Nous plongeons dans une société où la hiérarchie n’est plus seulement professionnelle, mais se construit aussi à travers les exploits sportifs et écocitoyens. Les citoyens accumulent des points en participant à des marathons, des compétitions d’échecs ou des triathlons, alimentant un quotient qui définit leur place sociale. Dès lors, chaque seconde de l’existence doit être optimisée pour gravir les échelons ou, à tout le moins, préserver une position devenue fragile.
C’est ce monde glaçant que Dylan Heskin explore dans son premier roman de science-fiction, Performants. À travers ce récit visionnaire, l’auteur livre une critique acérée du « toujours plus loin, toujours plus fort » qui ronge nos sphères professionnelles et sportives. Il imagine un futur où l’amélioration physique est encouragée par la légalisation du dopage et le recours aux implants cognitifs ou aux exoprothèses.
L’ambition dévorante de Thomas Durand
Thomas Durand, jeune consultant arrogant et animé par une ambition sans limites, incarne pleinement cette idéologie capitaliste libérale. Il rêve d’intégrer le segment privilégié des « Performances » et enchaîne les marathons pour accumuler les points nécessaires. Mais son corps, sollicité au-delà du raisonnable, commence à lui envoyer des signaux d’alerte — des faiblesses qu’il choisit délibérément d’ignorer.
Parallèlement, le roman suit le parcours d’Helena Sacks, artiste montréalaise et ancienne enseignante de philosophie. Elle incarne une vision du monde opposée, celle d’un humanisme en voie de disparition. Confrontée aux traumatismes ravivés par le départ de son conjoint, elle prend douloureusement conscience de la perversion idéologique qui les entoure. Est-il encore possible de s’écouter lorsque la société impose une logique de guerre permanente ?
Quand la technologie efface l’humain
Le roman pousse encore plus loin la réflexion en imaginant un techno-féminisme de quatrième vague. Grâce aux utérus artificiels et à la parthénogenèse, les femmes peuvent désormais se passer totalement des hommes dans le processus reproductif. Cette évolution technologique, issue d’un anti-humanisme assumé, rend la vie commune impossible et accentue la séparation entre les individus. La performance n’est-elle pas, finalement, le symptôme d’une dissolution du lien social ?
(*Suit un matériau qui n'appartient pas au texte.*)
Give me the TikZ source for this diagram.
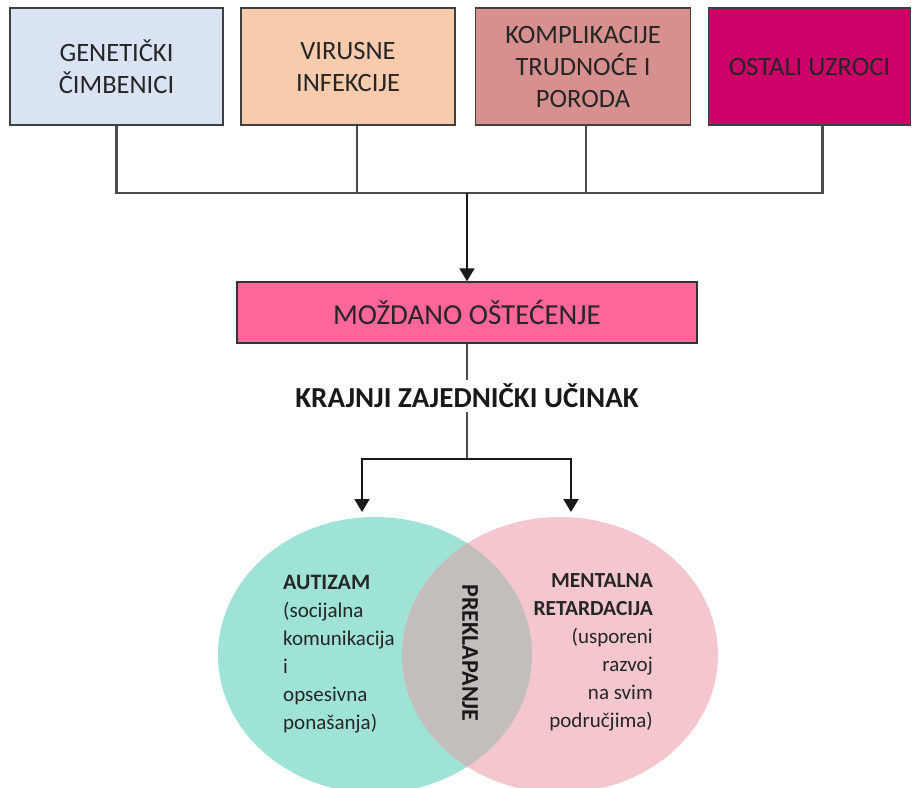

Dans cet avenir, les conséquences de la non-performance sont immédiates et brutales. Ceux qui ne parviennent plus à répondre aux exigences voient leur quotient social s’effondrer, entraînant un déclassement progressif. Ils perdent alors l’accès à des droits fondamentaux : soins médicaux, prêts bancaires, voire logement.
Le cri d’alarme du corps ignoré
Dylan Heskin révèle que ce récit trouve sa source dans sa propre expérience d’effondrement physique et psychique. Ancien adepte de musculation et de course à pied intensive, il a ignoré les signaux d’épuisement jusqu’au malaise, puis au burnout. En poursuivant l’idéal du corps sec et performant, il s’est heurté à un rappel brutal de ses limites biologiques.
Pour autant, la performance n’est pas condamnée en bloc. Lorsqu’elle s’inscrit dans le respect de soi et des autres, elle peut devenir vertueuse. L’auteur s’inspire notamment des travaux d’Olivier Lafay, philosophe qui rejette la logique du « no pain no gain ». Ainsi, Performants ne prône pas un développement personnel à l’américaine, mais esquisse les contours d’un véritable développement humain.
Se retrouver à l’écoute de soi
Le roman rappelle que, dès l’enfance, notre boussole interne est souvent déréglée, nous rendant incapables d’accueillir les signaux de fatigue. Plutôt que de chercher à être le meilleur — au risque d’écraser les autres —, il serait plus juste de viser la satisfaction et l’équilibre dans le travail accompli. Performants agit alors comme une effraction du réel, nous contraignant à réentendre les lois biologiques que nous avons trop longtemps ignorées.
Si l’effondrement peut devenir l’acte fondateur d’une œuvre, ne devrions-nous pas, avant qu’il ne soit trop tard, reconsidérer les limites de notre soif insatiable de performance ?
3 raisons (parmi d’autres) de lire Performants
- Burn-out – Accumulez des points sportifs ou perdez votre droit de vivre.
- Dopage légal – Implants et exoprothèses boostent vos performances physiques et cognitives.
- Séparation radicale – Utérus artificiels et clonage éloignent hommes et femmes.